For anyone who has been around sales training or even just general business training you have been drilled about the importance of listening. Have you heard that since you have 2 ears and one mouth you should use them in that proportion? In other words, listen twice as much as you talk. Sage advice and I can attest to its effectiveness and I can also say that when I yap too much I screw things up. This is frank thinking after all so I’m OK with blowing the whistle on my own missteps.
This training was always dependent on the face to face or phone conversation that made up the bulk of our communication prior to the new Internet Age that we are moving deeper into. So do the rules still apply and if they do have they changed at all?
I think these precepts apply more than ever but they have changed so significantly due to our new ‘communication’ techniques and habits. I’m not sure that anyone has really thought out how it looks when you never need to see or speak directly to someone to ‘communicate’. Here’s my stab at it.
Being a good online listener means you:
- Type half as much as the rest of the people on Twitter or Facebook or e-mail or wherever – I see a lot of ‘one-ups-manship’ occurring especially on Twitter. The supposed experts always seem to try to leave an interaction with the last typed word. I recommend you let them have it so you can move on with your life.
- Don’t read emotion into anything – This has been a problem with electronic communication since the advent of e-mail and the earliest days of discussion forums. Apparently no one has grown much because a day doesn’t go by where you don’t see some kind of nasty string of comments in a blog or some contentious back and forth on Twitter. If you feel yourself getting ‘heated up’ step away from the computer and go for a walk, hug a child, pet your cat or smell a flower. In most cases once you get riled up your ability to listen well will decrease exponentially and increase the chance of a real problem. It’s not worth it.
- Spend less time in front of the screen – I am not advocating that you abandon your social media campaigns or habits or whatever you call them. I will say this though, if you are involved in screen related communication for stretches of time that compromise your ability to be productive doing it then limit your time. Social media can be draining because you need to pay attention and concentrate to do it well. As humans we have limits. If you are struggling to stay on top of things you will not listen well. Once again, either step away or limit your time there.

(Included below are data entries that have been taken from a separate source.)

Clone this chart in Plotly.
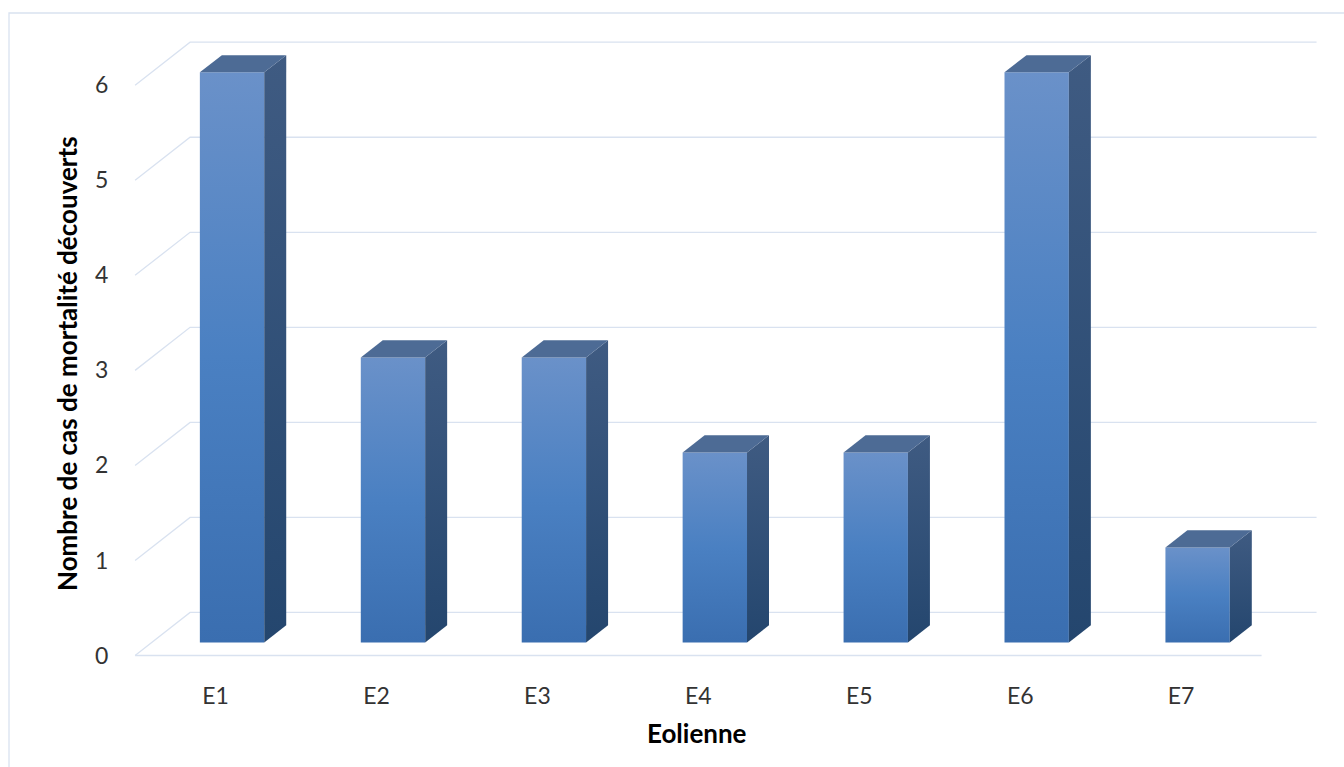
import plotly.graph_objects as go

# ---- data ----
categories = ["E1", "E2", "E3", "E4", "E5", "E6", "E7"]
values = [6, 3, 3, 2, 2, 6, 1]
y_ticks = [0, 1, 2, 3, 4, 5, 6]
x_title = "Eolienne"
y_title = "Nombre de cas de mortalité découverts"

# ---- pseudo-3D geometry (in axis units) ----
DX, DY = 0.3416, 0.453      # full depth offset of the floor/back wall
F, B = 0.30, 0.70           # bar front/back depth fractions
HW = 0.20                   # bar half width

W, H = 1344, 767
ML, MR, MT, MB = 119, 10, 33, 102
XR = [-0.6, 6.95]
YR = [-0.1, 6.55]

GRID = "#D9E2F0"
FONT = "Lato"

fig = go.Figure()

# gridlines: front diagonals, back wall lines, front floor line
gx, gy = [], []
for v in y_ticks:
    gx += [-0.5, -0.5 + DX, len(categories) - 0.5 + DX, None]
    gy += [v, v + DY, v + DY, None]
gx += [-0.5, len(categories) - 0.5, None]
gy += [0, 0, None]
fig.add_trace(go.Scatter(x=gx, y=gy, mode="lines", line=dict(color=GRID, width=1.3),
                         hoverinfo="skip", showlegend=False))

for i, v in enumerate(values):
    x0, x1 = i - HW, i + HW
    # front face
    fx = [x0 + F * DX, x1 + F * DX, x1 + F * DX, x0 + F * DX, x0 + F * DX]
    fy = [F * DY, F * DY, v + F * DY, v + F * DY, F * DY]
    fig.add_trace(go.Scatter(
        x=fx, y=fy, mode="lines", fill="toself", line=dict(width=0),
        fillgradient=dict(type="vertical", start=F * DY, stop=v + F * DY,
                          colorscale=[[0, "#3A6EB0"], [0.5, "#4A80C2"], [1, "#6A91C9"]]),
        hoverinfo="skip", showlegend=False))
    # side face
    sx = [x1 + F * DX, x1 + B * DX, x1 + B * DX, x1 + F * DX, x1 + F * DX]
    sy = [F * DY, B * DY, v + B * DY, v + F * DY, F * DY]
    fig.add_trace(go.Scatter(
        x=sx, y=sy, mode="lines", fill="toself", line=dict(width=0),
        fillgradient=dict(type="vertical", start=F * DY, stop=v + B * DY,
                          colorscale=[[0, "#24466E"], [1, "#3F5B82"]]),
        hoverinfo="skip", showlegend=False))
    # top face
    tx = [x0 + F * DX, x1 + F * DX, x1 + B * DX, x0 + B * DX, x0 + F * DX]
    ty = [v + F * DY, v + F * DY, v + B * DY, v + B * DY, v + F * DY]
    fig.add_trace(go.Scatter(
        x=tx, y=ty, mode="lines", fill="toself", line=dict(width=0),
        fillcolor="#4D6B95", hoverinfo="skip", showlegend=False))

pw = W - ML - MR
ph = H - MT - MB


def px_to_paper(px, py):
    return (px - ML) / pw, (H - MB - py) / ph


tx_, ty_ = px_to_paper(697, 733)
yx_, yy_ = px_to_paper(67, 364)
bx0, by0 = px_to_paper(9, 13)
bx1, by1 = px_to_paper(1400, 820)

fig.update_layout(
    width=W, height=H,
    margin=dict(l=ML, r=MR, t=MT, b=MB, autoexpand=False),
    paper_bgcolor="white", plot_bgcolor="white",
    font=dict(family=FONT, size=23, color="#333333"),
    xaxis=dict(range=XR, showgrid=False, zeroline=False, showline=False,
               tickmode="array", tickvals=list(range(len(categories))), ticktext=categories,
               ticks="outside", ticklen=10, tickcolor="rgba(0,0,0,0)", fixedrange=True),
    yaxis=dict(range=YR, showgrid=False, zeroline=False, showline=False,
               tickmode="array", tickvals=y_ticks, ticktext=[str(t) for t in y_ticks],
               ticks="outside", ticklen=5, tickcolor="rgba(0,0,0,0)", fixedrange=True),
    annotations=[
        dict(text="<b>%s</b>" % x_title, xref="paper", yref="paper", x=tx_, y=ty_,
             showarrow=False, xanchor="center", yanchor="middle",
             font=dict(family=FONT, size=26, color="black")),
        dict(text="<b>%s</b>" % y_title, xref="paper", yref="paper", x=yx_, y=yy_,
             showarrow=False, xanchor="center", yanchor="middle", textangle=-90,
             font=dict(family=FONT, size=26, color="black")),
    ],
    shapes=[dict(type="rect", xref="paper", yref="paper", x0=bx0, y0=by1 if by1 < by0 else by0,
                 x1=bx1, y1=by0, line=dict(color=GRID, width=1.3), layer="below")],
    showlegend=False,
)

fig.write_html("out.html")
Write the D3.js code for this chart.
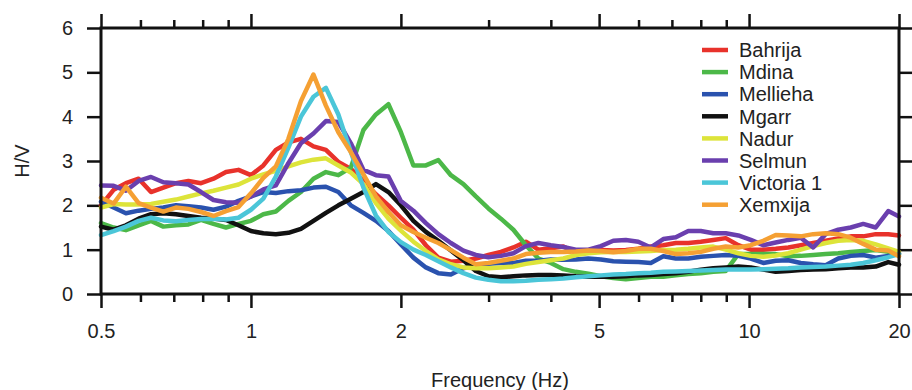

- Ask questions more than make statements – This simple technique will help you learn all that you need to know without getting too involved. If you make definitive statements less often their impact will be greater. There is nothing more annoying than the online pontificator that thinks that every thought in their mind will change the course of human history. If they would stop for a minute and read what they say many might be embarrassed by their behavior. Others will care less regardless. It is then up to you to decide if they are worth your time. Maybe you can ask them if they know how annoying they are.
So since I am violating some of my own tenets by rambling on here I am going to stop and ask you what do you think makes a good online listener and what are the benefits of adopting a listeners approach?
FT Takeaway: I write too much at times and need to listen more.